▸ OBJECTIVE
Extract the lines that hold the string "using".

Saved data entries
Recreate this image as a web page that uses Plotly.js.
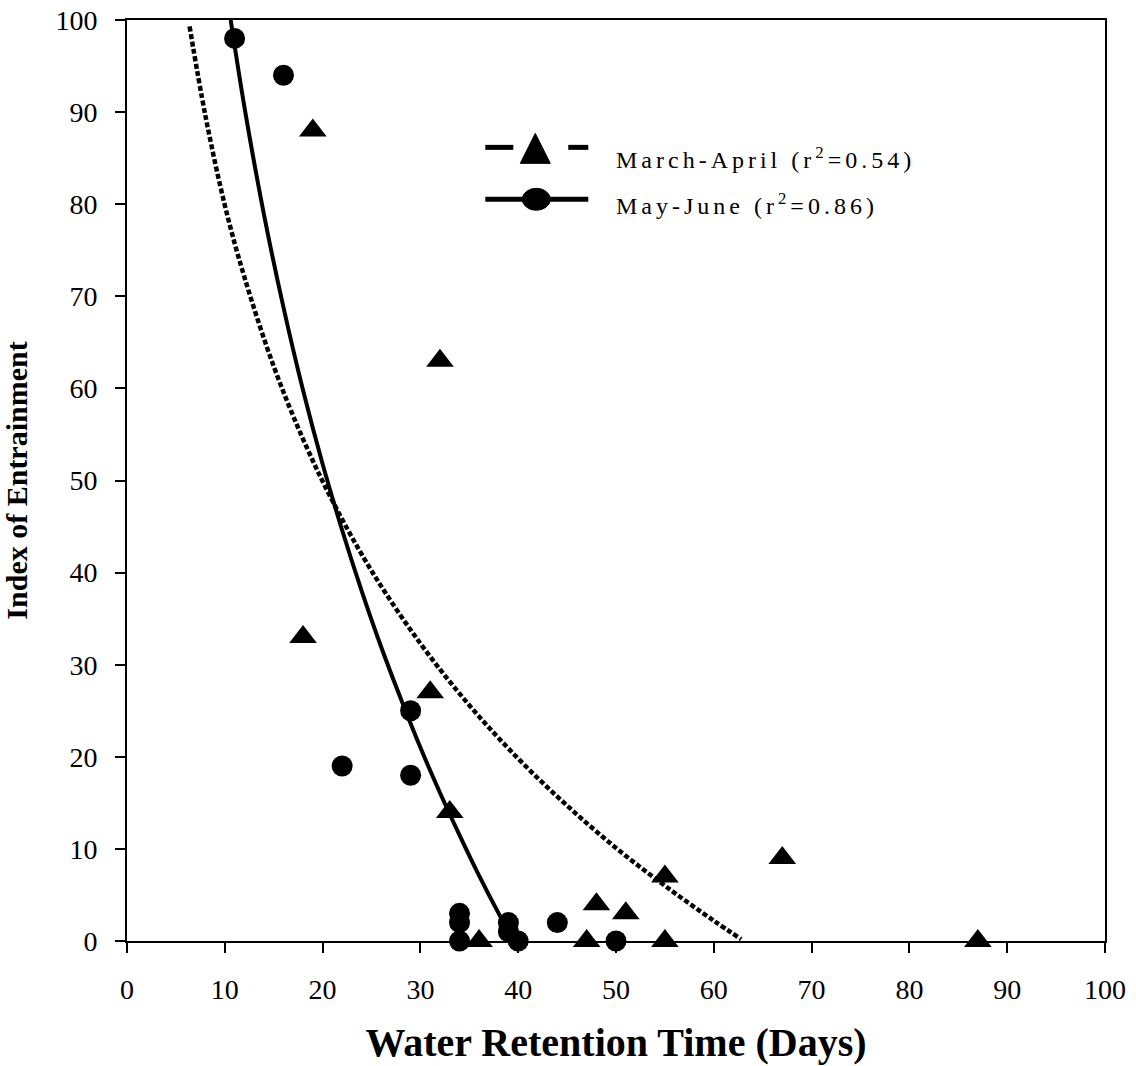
<!DOCTYPE html>
<html>
<head>
<meta charset="utf-8">
<script src="https://cdn.plot.ly/plotly-3.0.1.min.js"></script>
<style>
  html, body { margin: 0; padding: 0; background: #fff; }
  #chart { width: 1136px; height: 1066px; }
  g.annotation text { letter-spacing: 4px; }
</style>
</head>
<body>
<div id="chart"></div>
<script>
// Observed data: March-April (triangles)
const maX = [19, 18, 32, 31, 33, 36, 47, 48, 51, 55, 55, 67, 87];
const maY = [88, 33, 63, 27, 14, 0, 0, 4, 3, 7, 0, 9, 0];
// Observed data: May-June (circles)
const mjX = [11, 16, 22, 29, 29, 34, 34, 34, 39, 39, 40, 44, 50];
const mjY = [98, 94, 19, 25, 18, 3, 2, 0, 2, 1, 0, 2, 0];
// Fitted curves
const maFitX = [6.4, 8, 10, 12, 15, 18, 21, 25, 30, 35, 40, 45, 50, 55, 60, 62.8];
const maFitY = [99.3, 89.7, 79.9, 72.1, 62.4, 54.5, 47.8, 40.2, 32.3, 25.6, 19.8, 14.7, 10.1, 6.0, 2.2, 0.2];
const mjFitX = [10.6, 12, 14, 16, 18, 20, 22, 24, 26, 28, 30, 32, 34, 36, 38, 39.4];
const mjFitY = [100, 90.6, 78.9, 68.8, 59.8, 51.8, 44.6, 38.0, 31.9, 26.3, 21.0, 16.1, 11.5, 7.1, 3.0, 0.3];
// Tick values and labels
const tickVals = [0, 10, 20, 30, 40, 50, 60, 70, 80, 90, 100];
const tickText = tickVals.map(String);
const legendNames = ["March-April (r<sup>2</sup>=0.54)", "May-June (r<sup>2</sup>=0.86)"];

const serif = "Liberation Serif, Times New Roman, serif";

const traces = [
  { x: maFitX, y: maFitY, type: "scatter", mode: "lines", line: { color: "#000", width: 4.5, dash: "5px,2.5px", shape: "spline", smoothing: 1 }, hoverinfo: "skip", showlegend: false },
  { x: mjFitX, y: mjFitY, type: "scatter", mode: "lines", line: { color: "#000", width: 4, shape: "spline", smoothing: 1 }, hoverinfo: "skip", showlegend: false },
  { x: maX, y: maY, type: "scatter", mode: "markers", name: "March-April", marker: { symbol: "triangle-up", size: 24, color: "#000" }, showlegend: false, cliponaxis: false },
  { x: mjX, y: mjY, type: "scatter", mode: "markers", name: "May-June", marker: { symbol: "circle", size: 21, color: "#000" }, showlegend: false, cliponaxis: false }
];

// manual legend (paper coordinates)
const P = (px) => (px - 126.5) / 978.5;
const Q = (py) => (941.5 - py) / 922;
const shapes = [
  { type: "line", xref: "paper", yref: "paper", x0: P(485), x1: P(513), y0: Q(147), y1: Q(147), line: { color: "#000", width: 5 } },
  { type: "line", xref: "paper", yref: "paper", x0: P(568), x1: P(588), y0: Q(147), y1: Q(147), line: { color: "#000", width: 5 } },
  { type: "path", xref: "paper", yref: "paper",
    path: `M ${P(520)} ${Q(163)} L ${P(550)} ${Q(163)} L ${P(535)} ${Q(133)} Z`,
    fillcolor: "#000", line: { color: "#000", width: 1 } },
  { type: "line", xref: "paper", yref: "paper", x0: P(485), x1: P(588), y0: Q(199), y1: Q(199), line: { color: "#000", width: 5 } },
  { type: "circle", xref: "paper", yref: "paper", x0: P(522), x1: P(550), y0: Q(188), y1: Q(210), fillcolor: "#000", line: { color: "#000", width: 1 } }
];
const annotations = [
  { xref: "paper", yref: "paper", x: P(614), y: Q(158), xanchor: "left", yanchor: "middle", align: "left", text: legendNames[0], showarrow: false, font: { family: serif, size: 24, color: "#000" } },
  { xref: "paper", yref: "paper", x: P(614), y: Q(204), xanchor: "left", yanchor: "middle", align: "left", text: legendNames[1], showarrow: false, font: { family: serif, size: 24, color: "#000" } }
];

const layout = {
  width: 1136, height: 1066,
  margin: { l: 126.5, r: 31, t: 19.5, b: 124.5 },
  paper_bgcolor: "#fff", plot_bgcolor: "#fff",
  showlegend: false,
  font: { family: serif, color: "#000" },
  xaxis: {
    range: [0, 100], tickvals: tickVals, ticktext: tickText,
    ticks: "outside", ticklen: 10, tickwidth: 2, tickcolor: "#000",
    showline: true, linewidth: 2, linecolor: "#000", mirror: true,
    showgrid: false, zeroline: false,
    tickfont: { family: serif, size: 28, color: "#000" },
    ticklabelstandoff: 12,
    title: { text: "Water Retention Time (Days)", standoff: 24, font: { family: serif, size: 40, color: "#000", weight: "bold" } }
  },
  yaxis: {
    range: [0, 100], tickvals: tickVals, ticktext: tickText,
    ticks: "outside", ticklen: 10, tickwidth: 2, tickcolor: "#000",
    showline: true, linewidth: 2, linecolor: "#000", mirror: true,
    showgrid: false, zeroline: false,
    tickfont: { family: serif, size: 28, color: "#000" },
    ticklabelstandoff: 12,
    title: { text: "Index of Entrainment", standoff: 20, font: { family: serif, size: 30, color: "#000", weight: "bold" } }
  },
  shapes: shapes,
  annotations: annotations
};

Plotly.newPlot("chart", traces, layout, { displayModeBar: false, staticPlot: true });
</script>
</body>
</html>
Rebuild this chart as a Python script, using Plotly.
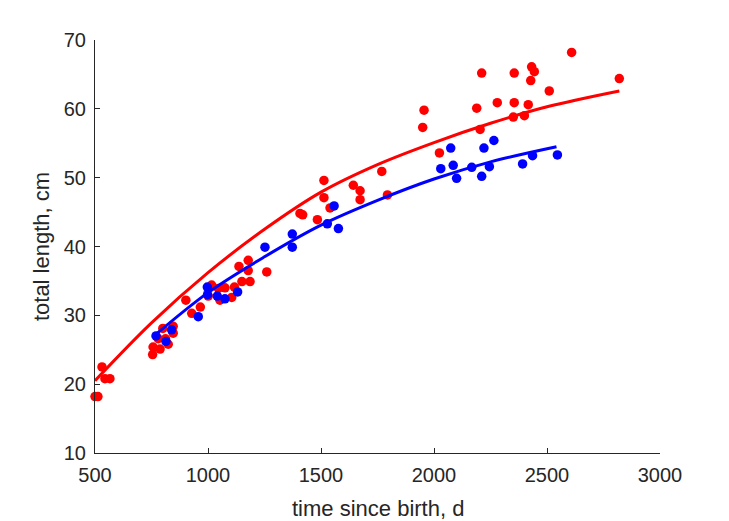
import plotly.graph_objects as go

# Red group: observed points
red_t = [500, 513, 531, 544, 566, 755, 757, 780, 788, 800, 812, 824, 846, 846,
         902, 928, 966, 1001, 1016, 1046, 1053, 1075, 1105, 1117, 1137, 1150, 1178, 1178, 1186, 1260,
         1407, 1419, 1484, 1513, 1513, 1540, 1643, 1673, 1673, 1769, 1794,
         1950, 1956, 2024, 2189, 2204, 2211, 2280, 2351, 2355, 2355, 2400, 2417, 2428, 2432, 2444,
         2510, 2609, 2820]
red_len = [18.2, 18.2, 22.5, 20.8, 20.8, 24.3, 25.4, 26.6, 25.1, 28.1, 26.6, 25.8, 28.4, 27.4,
           32.2, 30.3, 31.2, 32.8, 34.4, 33.9, 32.2, 34.0, 32.6, 34.1, 37.1, 34.9, 38.0, 36.5, 34.9, 36.3,
           44.8, 44.6, 43.9, 49.6, 47.1, 45.6, 48.9, 48.1, 46.8, 50.9, 47.5,
           57.3, 59.8, 53.6, 60.1, 57.0, 65.2, 60.9, 58.8, 65.2, 60.9, 59.0, 60.6, 64.1, 66.1, 65.4,
           62.6, 68.2, 64.4]

# Blue group: observed points
blue_t = [770, 814, 839, 957, 997, 998, 1041, 1075, 1131, 1252, 1373, 1373,
          1528, 1558, 1577, 2030, 2074, 2085, 2100, 2167, 2211, 2221, 2245, 2265, 2392, 2436, 2546]
blue_len = [27.0, 26.2, 27.9, 29.8, 34.1, 33.0, 32.8, 32.4, 33.4, 39.9, 41.8, 39.9,
            43.3, 45.9, 42.6, 51.3, 54.3, 51.8, 49.9, 51.5, 50.2, 54.3, 51.6, 55.4, 52.0, 53.2, 53.3]

# Fitted curves
red_fit_t = [500, 750, 1000, 1250, 1500, 1750, 2000, 2250, 2500, 2820]
red_fit_len = [20.5, 28.9, 36.2, 42.5, 47.9, 51.9, 55.1, 57.9, 60.3, 62.6]
blue_fit_t = [761, 1000, 1250, 1500, 1750, 2000, 2250, 2542]
blue_fit_len = [27.0, 33.3, 38.5, 43.1, 46.7, 49.8, 52.3, 54.5]

X_TITLE = "time since birth, d"
Y_TITLE = "total length, cm"

RED = "#FF0000"
BLUE = "#0000FF"
INK = "#262626"
FONT = "Liberation Sans, Arial, sans-serif"

fig = go.Figure()
fig.add_trace(go.Scatter(x=red_t, y=red_len, mode="markers",
                         marker=dict(color=RED, size=9.5, line=dict(width=0)),
                         cliponaxis=False, showlegend=False))
fig.add_trace(go.Scatter(x=blue_t, y=blue_len, mode="markers",
                         marker=dict(color=BLUE, size=9.5, line=dict(width=0)),
                         cliponaxis=False, showlegend=False))
fig.add_trace(go.Scatter(x=red_fit_t, y=red_fit_len, mode="lines",
                         line=dict(color=RED, width=3, shape="spline"),
                         showlegend=False))
fig.add_trace(go.Scatter(x=blue_fit_t, y=blue_fit_len, mode="lines",
                         line=dict(color=BLUE, width=3, shape="spline"),
                         showlegend=False))

axis_common = dict(showline=True, linecolor=INK, linewidth=1, ticks="inside",
                   ticklen=5, tickcolor=INK, showgrid=False, zeroline=False,
                   automargin=False,
                   tickfont=dict(family=FONT, size=20, color=INK),
                   title_font=dict(family=FONT, size=22, color=INK))

fig.update_xaxes(range=[500, 3000], tick0=500, dtick=500, ticklabelstandoff=4,
                 **axis_common)
fig.update_yaxes(range=[10, 70], tick0=10, dtick=10, ticklabelstandoff=4,
                 title_text=Y_TITLE, title_standoff=8, **axis_common)

fig.add_annotation(text=X_TITLE, xref="paper", yref="paper", x=0.5, y=0,
                   xanchor="center", yanchor="middle", yshift=-55, showarrow=False,
                   font=dict(family=FONT, size=22, color=INK))

fig.update_layout(width=729, height=521,
                  margin=dict(l=95, r=69, t=40, b=68),
                  paper_bgcolor="white", plot_bgcolor="white")

fig.write_html("out.html")
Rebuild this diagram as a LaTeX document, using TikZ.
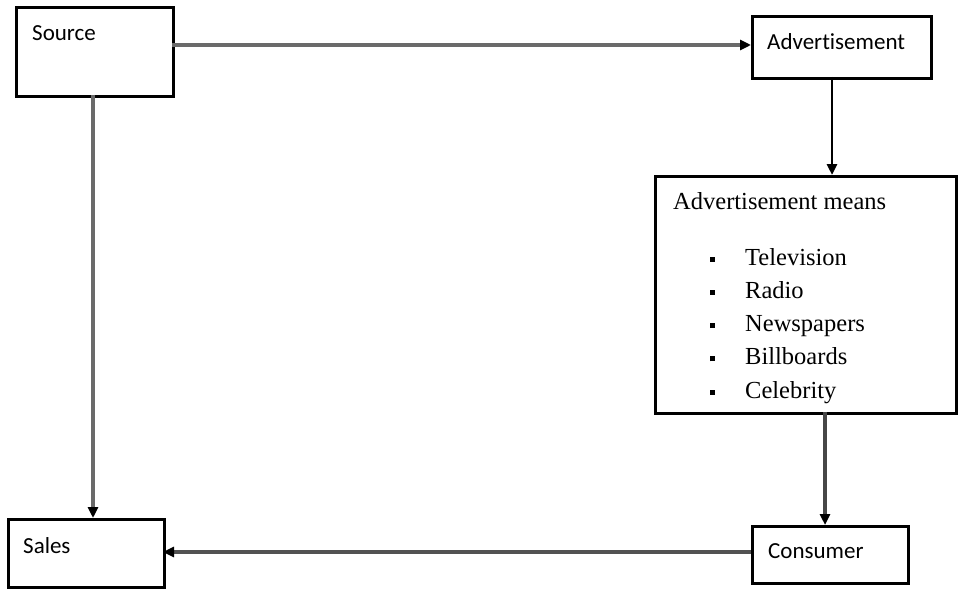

▸ TASK RESULT
Rebuild this chart as a Python script, using Plotly.
Rebuild this diagram as a LaTeX document, using TikZ.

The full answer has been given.